▶ [SUPPLIED MATERIAL]

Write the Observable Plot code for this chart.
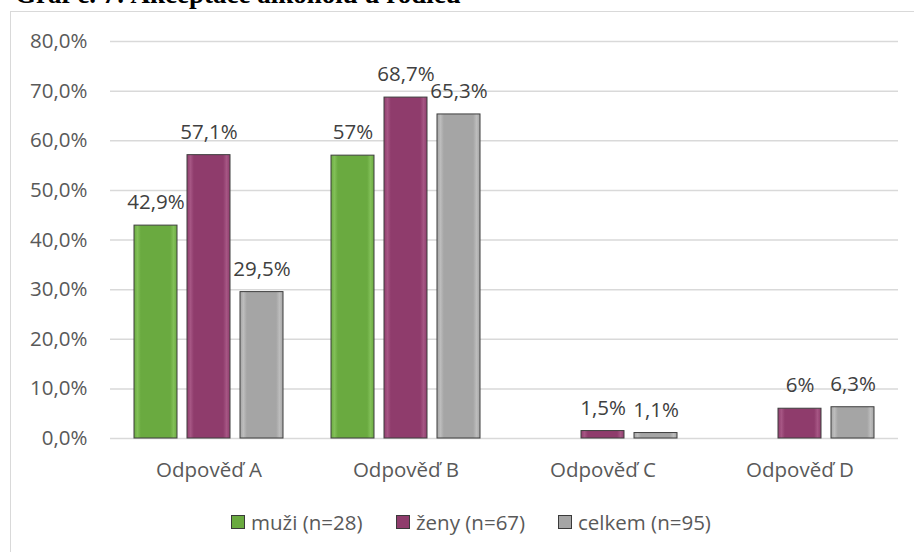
<!DOCTYPE html>
<html>
<head>
<meta charset="utf-8">
<script src="https://cdn.jsdelivr.net/npm/d3@7"></script>
<script src="https://cdn.jsdelivr.net/npm/@observablehq/plot@0.6"></script>
<style>
  html, body { margin: 0; padding: 0; background: #fff; }
  #page { position: relative; width: 914px; height: 552px; overflow: hidden; background: #fff; }
  #title {
    position: absolute; left: 15px; top: -19px; line-height: 1;
    font-family: "Liberation Serif", "Times New Roman", serif; font-weight: bold;
    font-size: 27px; color: #000; white-space: nowrap;
  }
  #frame {
    position: absolute; left: 10px; top: 11px; width: 920px; height: 560px;
    border: 1.5px solid #d9d9d9; box-sizing: border-box;
  }
  #chart { position: absolute; left: 0; top: 0; }
  #legend {
    position: absolute; top: 509px; left: 0; width: 914px; height: 26px;
    font-family: "Open Sans", sans-serif; font-size: 20.5px; color: #595959;
  }
  .item { position: absolute; top: 0; display: flex; align-items: center; height: 26px; white-space: nowrap; }
  .sw { width: 14px; height: 14px; box-sizing: border-box; border: 1px solid #3a3a3a; margin-right: 6px; }
</style>
</head>
<body>
<div id="page">
  <div id="title">Graf č. 7: Akceptace alkoholu u rodičů</div>
  <div id="frame"></div>
  <div id="chart"></div>
  <div id="legend"></div>
</div>
<script>
// Answer categories
const categories = ["Odpověď A", "Odpověď B", "Odpověď C", "Odpověď D"];
// Series names
const seriesNames = ["muži (n=28)", "ženy (n=67)", "celkem (n=95)"];
// Percentages per series (null = no answer in that group)
const muzi = [42.9, 57, null, null];
const zeny = [57.1, 68.7, 1.5, 6];
const celkem = [29.5, 65.3, 1.1, 6.3];
// Y axis ticks
const yTicks = [0, 10, 20, 30, 40, 50, 60, 70, 80];

const seriesValues = [muzi, zeny, celkem];
const baseColors = ["#6aaa40", "#8f3c6c", "#a5a5a5"];
const lightColors = ["#82c058", "#a65684", "#bdbdbd"];
const gradIds = ["g-muzi", "g-zeny", "g-celkem"];

const rows = [];
categories.forEach((c, i) => {
  seriesNames.forEach((s, j) => {
    const v = seriesValues[j][i];
    if (v != null) rows.push({category: c, series: s, value: v});
  });
});

const fmtPct = v => String(v).replace(".", ",") + "%";
const fmtTick = v => v.toFixed(1).replace(".", ",") + "%";

const font = '"Open Sans", sans-serif';

const chart = Plot.plot({
  width: 914,
  height: 490,
  marginTop: 41,
  marginBottom: 52,
  marginLeft: 110,
  marginRight: 16,
  style: {fontFamily: font, fontSize: "20.5px", color: "#595959", background: "transparent"},
  fx: {domain: categories, padding: 0, label: null, axis: null},
  x: {domain: seriesNames, paddingInner: 0.185, paddingOuter: 0.44, axis: null},
  y: {domain: [0, 80], label: null, axis: null},
  color: {domain: seriesNames, range: gradIds.map(id => `url(#${id})`)},
  marks: [
    Plot.gridY(yTicks, {stroke: "#d9d9d9", strokeOpacity: 1, strokeWidth: 1.5}),
    Plot.barY(rows, {fx: "category", x: "series", y: "value", fill: "series", stroke: "#3f3f3f", strokeWidth: 1}),
    Plot.text(rows, {fx: "category", x: "series", y: "value", text: d => fmtPct(d.value), dy: -23, fill: "#404040", fontSize: 20.5}),
    Plot.axisY({ticks: yTicks, tickFormat: fmtTick, tickSize: 0, tickPadding: 23, fontSize: 20.5, label: null, fill: "#595959"}),
    Plot.axisFx({anchor: "bottom", tickSize: 0, tickPadding: 24, fontSize: 20.5, label: null, fill: "#595959"})
  ]
});

// Bevel-style gradients for the bar fills
const svg = d3.select(chart);
const defs = svg.insert("defs", ":first-child");
gradIds.forEach((id, j) => {
  const g = defs.append("linearGradient").attr("id", id).attr("x1", "0").attr("x2", "1").attr("y1", "0").attr("y2", "0");
  [[0, baseColors[j]], [0.08, lightColors[j]], [0.16, baseColors[j]], [0.84, baseColors[j]], [0.92, lightColors[j]], [1, baseColors[j]]]
    .forEach(([o, c]) => g.append("stop").attr("offset", o).attr("stop-color", c));
});
document.getElementById("chart").appendChild(chart);

// Legend below the plot
const legend = document.getElementById("legend");
const legendX = [231, 396, 558];
seriesNames.forEach((s, j) => {
  const item = document.createElement("div");
  item.className = "item";
  item.style.left = legendX[j] + "px";
  const sw = document.createElement("span");
  sw.className = "sw";
  sw.style.background = baseColors[j];
  item.appendChild(sw);
  item.appendChild(document.createTextNode(s));
  legend.appendChild(item);
});
</script>
</body>
</html>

▶ [DESCRIPTION OF THE TASK] Leave the pictures out, and print every line of the listing exactly as written.

▶ [COMPLETE OUTPUT]
Write the Observable Plot code for this chart.
<!DOCTYPE html>
<html>
<head>
<meta charset="utf-8">
<script src="https://cdn.jsdelivr.net/npm/d3@7"></script>
<script src="https://cdn.jsdelivr.net/npm/@observablehq/plot@0.6"></script>
<style>
  html, body { margin: 0; padding: 0; background: #fff; }
  #page { position: relative; width: 914px; height: 552px; overflow: hidden; background: #fff; }
  #title {
    position: absolute; left: 15px; top: -19px; line-height: 1;
    font-family: "Liberation Serif", "Times New Roman", serif; font-weight: bold;
    font-size: 27px; color: #000; white-space: nowrap;
  }
  #frame {
    position: absolute; left: 10px; top: 11px; width: 920px; height: 560px;
    border: 1.5px solid #d9d9d9; box-sizing: border-box;
  }
  #chart { position: absolute; left: 0; top: 0; }
  #legend {
    position: absolute; top: 509px; left: 0; width: 914px; height: 26px;
    font-family: "Open Sans", sans-serif; font-size: 20.5px; color: #595959;
  }
  .item { position: absolute; top: 0; display: flex; align-items: center; height: 26px; white-space: nowrap; }
  .sw { width: 14px; height: 14px; box-sizing: border-box; border: 1px solid #3a3a3a; margin-right: 6px; }
</style>
</head>
<body>
<div id="page">
  <div id="title">Graf č. 7: Akceptace alkoholu u rodičů</div>
  <div id="frame"></div>
  <div id="chart"></div>
  <div id="legend"></div>
</div>
<script>
// Answer categories
const categories = ["Odpověď A", "Odpověď B", "Odpověď C", "Odpověď D"];
// Series names
const seriesNames = ["muži (n=28)", "ženy (n=67)", "celkem (n=95)"];
// Percentages per series (null = no answer in that group)
const muzi = [42.9, 57, null, null];
const zeny = [57.1, 68.7, 1.5, 6];
const celkem = [29.5, 65.3, 1.1, 6.3];
// Y axis ticks
const yTicks = [0, 10, 20, 30, 40, 50, 60, 70, 80];

const seriesValues = [muzi, zeny, celkem];
const baseColors = ["#6aaa40", "#8f3c6c", "#a5a5a5"];
const lightColors = ["#82c058", "#a65684", "#bdbdbd"];
const gradIds = ["g-muzi", "g-zeny", "g-celkem"];

const rows = [];
categories.forEach((c, i) => {
  seriesNames.forEach((s, j) => {
    const v = seriesValues[j][i];
    if (v != null) rows.push({category: c, series: s, value: v});
  });
});

const fmtPct = v => String(v).replace(".", ",") + "%";
const fmtTick = v => v.toFixed(1).replace(".", ",") + "%";

const font = '"Open Sans", sans-serif';

const chart = Plot.plot({
  width: 914,
  height: 490,
  marginTop: 41,
  marginBottom: 52,
  marginLeft: 110,
  marginRight: 16,
  style: {fontFamily: font, fontSize: "20.5px", color: "#595959", background: "transparent"},
  fx: {domain: categories, padding: 0, label: null, axis: null},
  x: {domain: seriesNames, paddingInner: 0.185, paddingOuter: 0.44, axis: null},
  y: {domain: [0, 80], label: null, axis: null},
  color: {domain: seriesNames, range: gradIds.map(id => `url(#${id})`)},
  marks: [
    Plot.gridY(yTicks, {stroke: "#d9d9d9", strokeOpacity: 1, strokeWidth: 1.5}),
    Plot.barY(rows, {fx: "category", x: "series", y: "value", fill: "series", stroke: "#3f3f3f", strokeWidth: 1}),
    Plot.text(rows, {fx: "category", x: "series", y: "value", text: d => fmtPct(d.value), dy: -23, fill: "#404040", fontSize: 20.5}),
    Plot.axisY({ticks: yTicks, tickFormat: fmtTick, tickSize: 0, tickPadding: 23, fontSize: 20.5, label: null, fill: "#595959"}),
    Plot.axisFx({anchor: "bottom", tickSize: 0, tickPadding: 24, fontSize: 20.5, label: null, fill: "#595959"})
  ]
});

// Bevel-style gradients for the bar fills
const svg = d3.select(chart);
const defs = svg.insert("defs", ":first-child");
gradIds.forEach((id, j) => {
  const g = defs.append("linearGradient").attr("id", id).attr("x1", "0").attr("x2", "1").attr("y1", "0").attr("y2", "0");
  [[0, baseColors[j]], [0.08, lightColors[j]], [0.16, baseColors[j]], [0.84, baseColors[j]], [0.92, lightColors[j]], [1, baseColors[j]]]
    .forEach(([o, c]) => g.append("stop").attr("offset", o).attr("stop-color", c));
});
document.getElementById("chart").appendChild(chart);

// Legend below the plot
const legend = document.getElementById("legend");
const legendX = [231, 396, 558];
seriesNames.forEach((s, j) => {
  const item = document.createElement("div");
  item.className = "item";
  item.style.left = legendX[j] + "px";
  const sw = document.createElement("span");
  sw.className = "sw";
  sw.style.background = baseColors[j];
  item.appendChild(sw);
  item.appendChild(document.createTextNode(s));
  legend.appendChild(item);
});
</script>
</body>
</html>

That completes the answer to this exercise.